● EXERCISE PROMPT
The line holding "plt.rcParams['font.family'] = ['Liberation" is the last one to output; start at the first line of the data, keep every line in between exactly, and leave out pictures.

● DATASET CONTENT
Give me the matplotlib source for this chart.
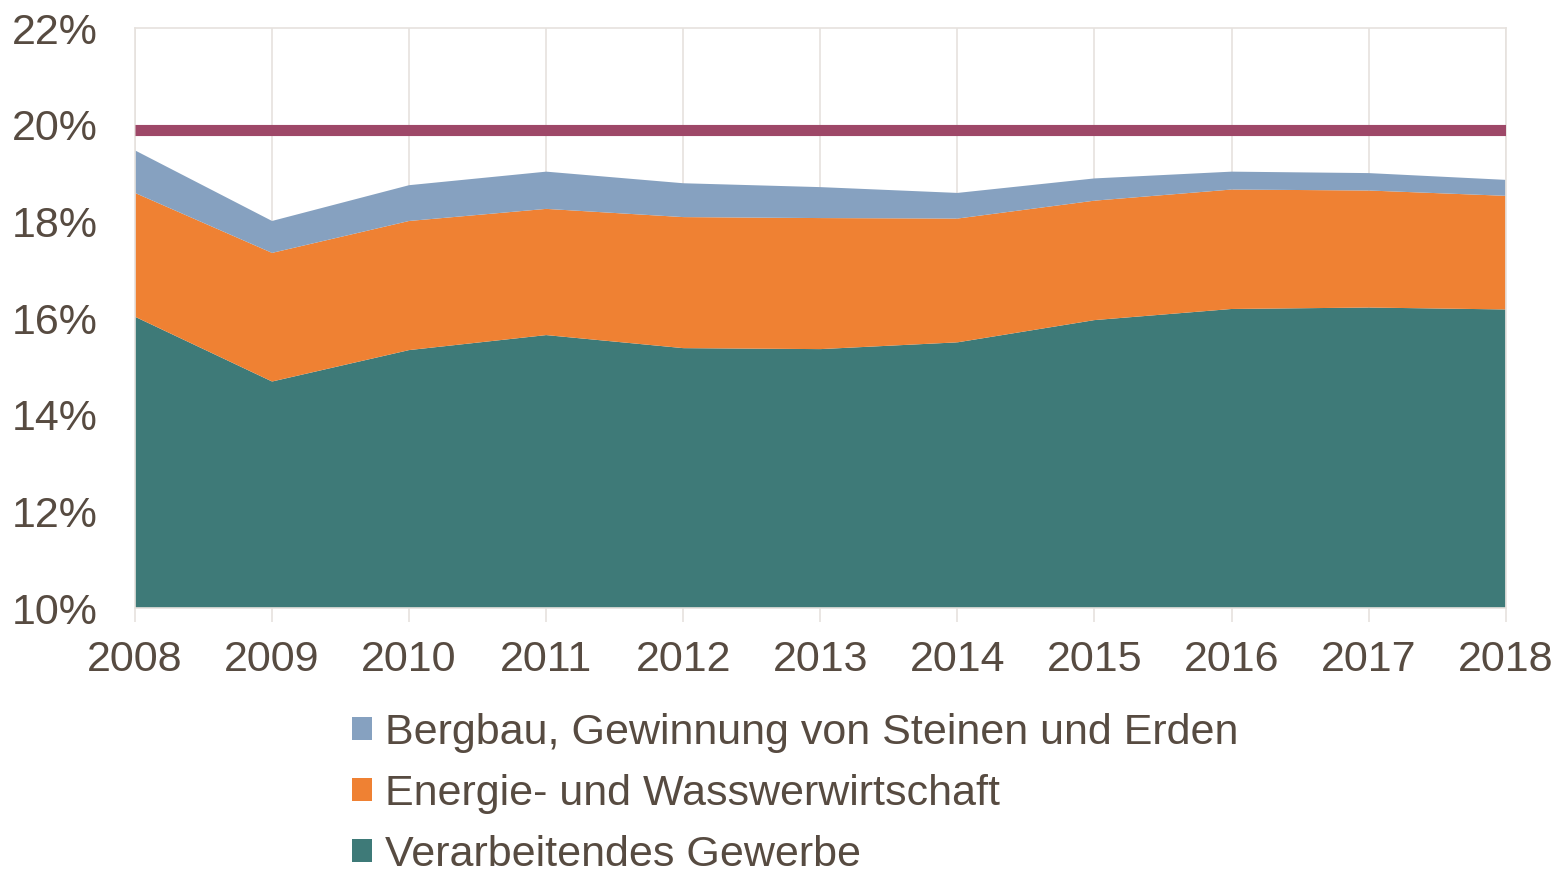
import numpy as np
import matplotlib.pyplot as plt
from matplotlib.patches import Patch

plt.rcParams['font.family'] = ['Liberation Sans', 'DejaVu Sans']

years = [2008, 2009, 2010, 2011, 2012, 2013, 2014, 2015, 2016, 2017, 2018]
verarbeitendes = [16.03, 14.69, 15.34, 15.65, 15.38, 15.36, 15.50, 15.96, 16.19, 16.22, 16.18]
energie = [2.56, 2.66, 2.67, 2.61, 2.71, 2.71, 2.56, 2.47, 2.47, 2.42, 2.35]
bergbau = [0.88, 0.66, 0.74, 0.77, 0.70, 0.64, 0.53, 0.46, 0.37, 0.36, 0.33]
ziel = [19.9] * len(years)

labels = ['Verarbeitendes Gewerbe', 'Energie- und Wasswerwirtschaft',
          'Bergbau, Gewinnung von Steinen und Erden']
colors = ['#3E7A78', '#EF8133', '#86A1C0']
text_col = '#574B41'
grid_col = '#E6E2DE'
fs = 31

fig = plt.figure(figsize=(15.55, 8.73), dpi=100)
ax = fig.add_axes([0.0868, 0.3032, 0.8815, 0.6647])

ax.stackplot(years, verarbeitendes, energie, bergbau, colors=colors,
             baseline='zero', linewidth=0, zorder=2)
ax.plot(years, ziel, color='#9E4868', linewidth=8, solid_capstyle='butt', zorder=3)

ax.set_xlim(2008, 2018)
ax.set_ylim(10, 22)
ax.set_xticks(years)
ax.set_yticks(np.arange(10, 23, 2))
ax.set_yticklabels([f'{v}%' for v in range(10, 23, 2)])
ax.grid(axis='x', color=grid_col, linewidth=1.2, zorder=0)
ax.set_axisbelow(True)
for s in ax.spines.values():
    s.set_color(grid_col)
    s.set_linewidth(1.2)
ax.tick_params(axis='x', length=10, color=grid_col, width=1.2, pad=13,
               labelsize=fs, labelcolor=text_col)
ax.tick_params(axis='y', length=0, pad=27, labelsize=fs, labelcolor=text_col)

handles = [Patch(facecolor=colors[i], edgecolor='none', label=labels[i]) for i in (2, 1, 0)]
fig.legend(handles=handles, loc='upper left', bbox_to_anchor=(0.2264, 0.1835),
           frameon=False, fontsize=fs, labelcolor=text_col, handlelength=0.465,
           handleheight=0.465, handletextpad=0.3, labelspacing=0.49,
           borderpad=0, borderaxespad=0)

fig.savefig('out.png', dpi=100)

● FULL RESPONSE
Give me the matplotlib source for this chart.
import numpy as np
import matplotlib.pyplot as plt
from matplotlib.patches import Patch

plt.rcParams['font.family'] = ['Liberation Sans', 'DejaVu Sans']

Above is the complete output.